Code that draws figures
================
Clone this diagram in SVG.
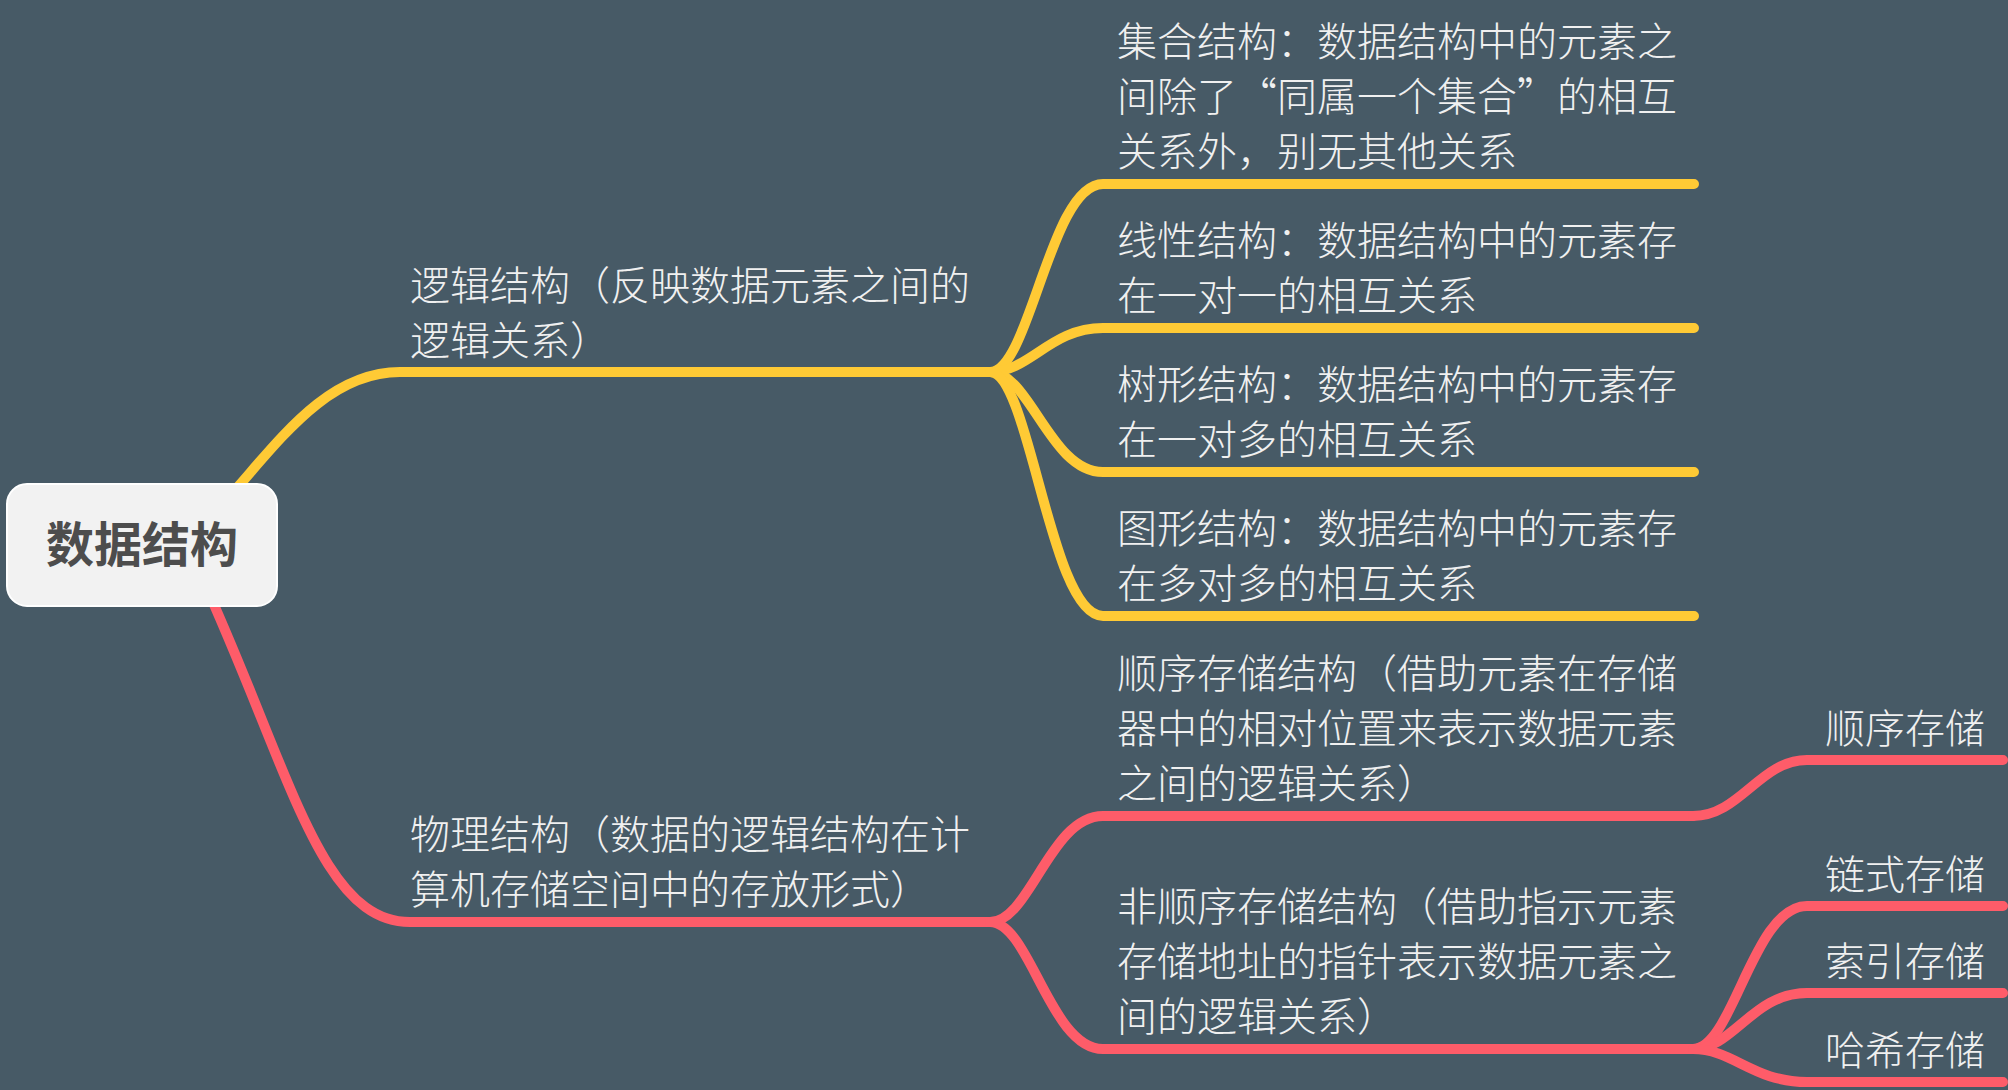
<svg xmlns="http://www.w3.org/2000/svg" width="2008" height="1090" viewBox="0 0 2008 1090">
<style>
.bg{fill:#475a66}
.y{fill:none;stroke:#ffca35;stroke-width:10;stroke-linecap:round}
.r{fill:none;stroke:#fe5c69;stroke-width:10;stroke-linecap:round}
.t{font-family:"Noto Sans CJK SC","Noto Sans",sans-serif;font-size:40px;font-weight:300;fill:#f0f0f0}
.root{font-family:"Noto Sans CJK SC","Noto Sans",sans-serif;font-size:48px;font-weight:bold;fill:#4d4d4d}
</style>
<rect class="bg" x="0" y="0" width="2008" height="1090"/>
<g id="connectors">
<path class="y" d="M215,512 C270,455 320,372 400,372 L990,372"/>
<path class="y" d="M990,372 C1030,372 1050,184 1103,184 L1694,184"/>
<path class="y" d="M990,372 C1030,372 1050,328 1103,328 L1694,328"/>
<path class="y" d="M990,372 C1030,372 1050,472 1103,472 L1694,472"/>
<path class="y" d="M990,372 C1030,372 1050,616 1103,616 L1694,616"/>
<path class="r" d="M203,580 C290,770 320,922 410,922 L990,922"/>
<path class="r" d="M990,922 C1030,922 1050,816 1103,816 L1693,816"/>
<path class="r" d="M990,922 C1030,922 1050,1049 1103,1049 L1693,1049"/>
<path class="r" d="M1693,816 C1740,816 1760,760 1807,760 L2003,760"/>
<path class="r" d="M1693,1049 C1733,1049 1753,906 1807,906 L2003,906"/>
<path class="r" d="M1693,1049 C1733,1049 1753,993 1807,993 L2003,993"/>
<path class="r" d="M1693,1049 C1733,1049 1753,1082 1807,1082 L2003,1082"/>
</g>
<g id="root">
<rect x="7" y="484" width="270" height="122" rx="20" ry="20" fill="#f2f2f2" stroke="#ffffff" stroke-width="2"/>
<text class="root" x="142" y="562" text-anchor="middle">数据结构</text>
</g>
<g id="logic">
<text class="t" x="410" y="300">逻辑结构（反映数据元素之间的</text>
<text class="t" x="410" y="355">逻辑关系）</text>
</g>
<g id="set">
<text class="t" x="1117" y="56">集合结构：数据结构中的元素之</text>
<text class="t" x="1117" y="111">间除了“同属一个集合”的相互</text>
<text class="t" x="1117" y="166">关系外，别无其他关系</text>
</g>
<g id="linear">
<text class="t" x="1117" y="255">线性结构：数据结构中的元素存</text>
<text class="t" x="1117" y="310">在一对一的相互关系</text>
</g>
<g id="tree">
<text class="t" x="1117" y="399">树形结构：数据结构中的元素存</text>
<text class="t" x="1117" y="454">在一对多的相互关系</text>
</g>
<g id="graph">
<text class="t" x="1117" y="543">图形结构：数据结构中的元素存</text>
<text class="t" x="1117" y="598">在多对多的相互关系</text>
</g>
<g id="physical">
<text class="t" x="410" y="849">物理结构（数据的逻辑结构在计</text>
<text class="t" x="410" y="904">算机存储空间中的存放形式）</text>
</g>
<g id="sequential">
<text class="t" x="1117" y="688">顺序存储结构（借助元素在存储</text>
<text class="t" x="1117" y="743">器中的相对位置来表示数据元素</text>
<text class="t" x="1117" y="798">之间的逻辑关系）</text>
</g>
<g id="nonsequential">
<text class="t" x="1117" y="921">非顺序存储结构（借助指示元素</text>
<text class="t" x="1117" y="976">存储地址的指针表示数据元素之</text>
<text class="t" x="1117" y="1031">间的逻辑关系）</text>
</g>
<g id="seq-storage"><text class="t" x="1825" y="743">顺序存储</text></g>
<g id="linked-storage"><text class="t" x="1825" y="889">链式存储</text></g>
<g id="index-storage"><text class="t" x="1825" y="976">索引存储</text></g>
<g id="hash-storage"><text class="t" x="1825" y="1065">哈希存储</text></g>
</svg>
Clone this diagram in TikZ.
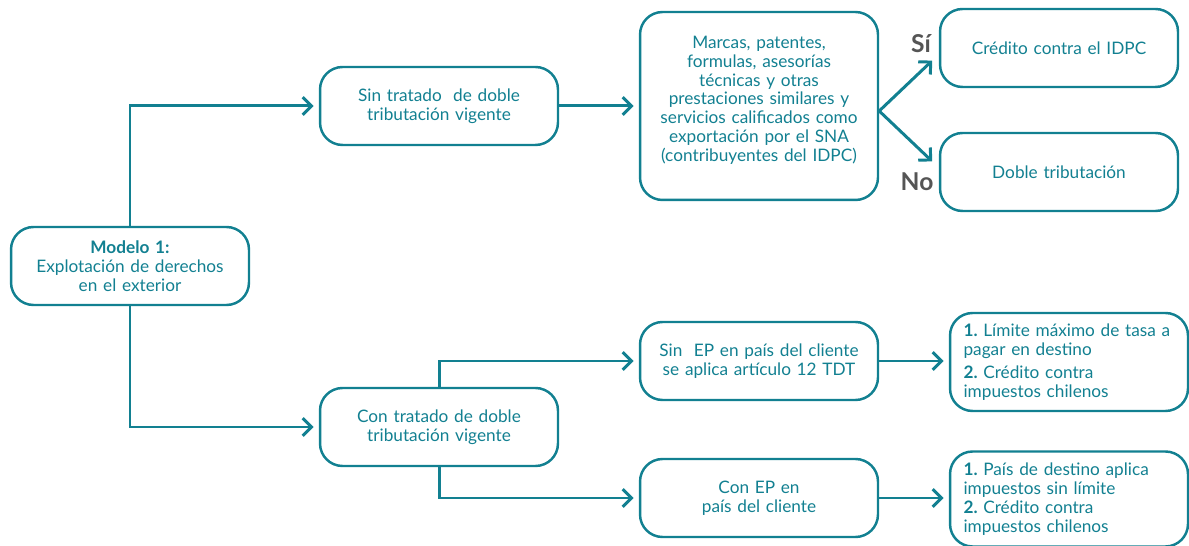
================
§ Task statement: Omit every picture while copying the listing above exactly.

§ Task solution:
Clone this diagram in SVG.
<svg xmlns="http://www.w3.org/2000/svg" width="2008" height="1090" viewBox="0 0 2008 1090">
<style>
.bg{fill:#475a66}
.y{fill:none;stroke:#ffca35;stroke-width:10;stroke-linecap:round}
.r{fill:none;stroke:#fe5c69;stroke-width:10;stroke-linecap:round}
.t{font-family:"Noto Sans CJK SC","Noto Sans",sans-serif;font-size:40px;font-weight:300;fill:#f0f0f0}
.root{font-family:"Noto Sans CJK SC","Noto Sans",sans-serif;font-size:48px;font-weight:bold;fill:#4d4d4d}
</style>
<rect class="bg" x="0" y="0" width="2008" height="1090"/>
<g id="connectors">
<path class="y" d="M215,512 C270,455 320,372 400,372 L990,372"/>
<path class="y" d="M990,372 C1030,372 1050,184 1103,184 L1694,184"/>
<path class="y" d="M990,372 C1030,372 1050,328 1103,328 L1694,328"/>
<path class="y" d="M990,372 C1030,372 1050,472 1103,472 L1694,472"/>
<path class="y" d="M990,372 C1030,372 1050,616 1103,616 L1694,616"/>
<path class="r" d="M203,580 C290,770 320,922 410,922 L990,922"/>
<path class="r" d="M990,922 C1030,922 1050,816 1103,816 L1693,816"/>
<path class="r" d="M990,922 C1030,922 1050,1049 1103,1049 L1693,1049"/>
<path class="r" d="M1693,816 C1740,816 1760,760 1807,760 L2003,760"/>
<path class="r" d="M1693,1049 C1733,1049 1753,906 1807,906 L2003,906"/>
<path class="r" d="M1693,1049 C1733,1049 1753,993 1807,993 L2003,993"/>
<path class="r" d="M1693,1049 C1733,1049 1753,1082 1807,1082 L2003,1082"/>
</g>
<g id="root">
<rect x="7" y="484" width="270" height="122" rx="20" ry="20" fill="#f2f2f2" stroke="#ffffff" stroke-width="2"/>
<text class="root" x="142" y="562" text-anchor="middle">数据结构</text>
</g>
<g id="logic">
<text class="t" x="410" y="300">逻辑结构（反映数据元素之间的</text>
<text class="t" x="410" y="355">逻辑关系）</text>
</g>
<g id="set">
<text class="t" x="1117" y="56">集合结构：数据结构中的元素之</text>
<text class="t" x="1117" y="111">间除了“同属一个集合”的相互</text>
<text class="t" x="1117" y="166">关系外，别无其他关系</text>
</g>
<g id="linear">
<text class="t" x="1117" y="255">线性结构：数据结构中的元素存</text>
<text class="t" x="1117" y="310">在一对一的相互关系</text>
</g>
<g id="tree">
<text class="t" x="1117" y="399">树形结构：数据结构中的元素存</text>
<text class="t" x="1117" y="454">在一对多的相互关系</text>
</g>
<g id="graph">
<text class="t" x="1117" y="543">图形结构：数据结构中的元素存</text>
<text class="t" x="1117" y="598">在多对多的相互关系</text>
</g>
<g id="physical">
<text class="t" x="410" y="849">物理结构（数据的逻辑结构在计</text>
<text class="t" x="410" y="904">算机存储空间中的存放形式）</text>
</g>
<g id="sequential">
<text class="t" x="1117" y="688">顺序存储结构（借助元素在存储</text>
<text class="t" x="1117" y="743">器中的相对位置来表示数据元素</text>
<text class="t" x="1117" y="798">之间的逻辑关系）</text>
</g>
<g id="nonsequential">
<text class="t" x="1117" y="921">非顺序存储结构（借助指示元素</text>
<text class="t" x="1117" y="976">存储地址的指针表示数据元素之</text>
<text class="t" x="1117" y="1031">间的逻辑关系）</text>
</g>
<g id="seq-storage"><text class="t" x="1825" y="743">顺序存储</text></g>
<g id="linked-storage"><text class="t" x="1825" y="889">链式存储</text></g>
<g id="index-storage"><text class="t" x="1825" y="976">索引存储</text></g>
<g id="hash-storage"><text class="t" x="1825" y="1065">哈希存储</text></g>
</svg>
Clone this diagram in TikZ.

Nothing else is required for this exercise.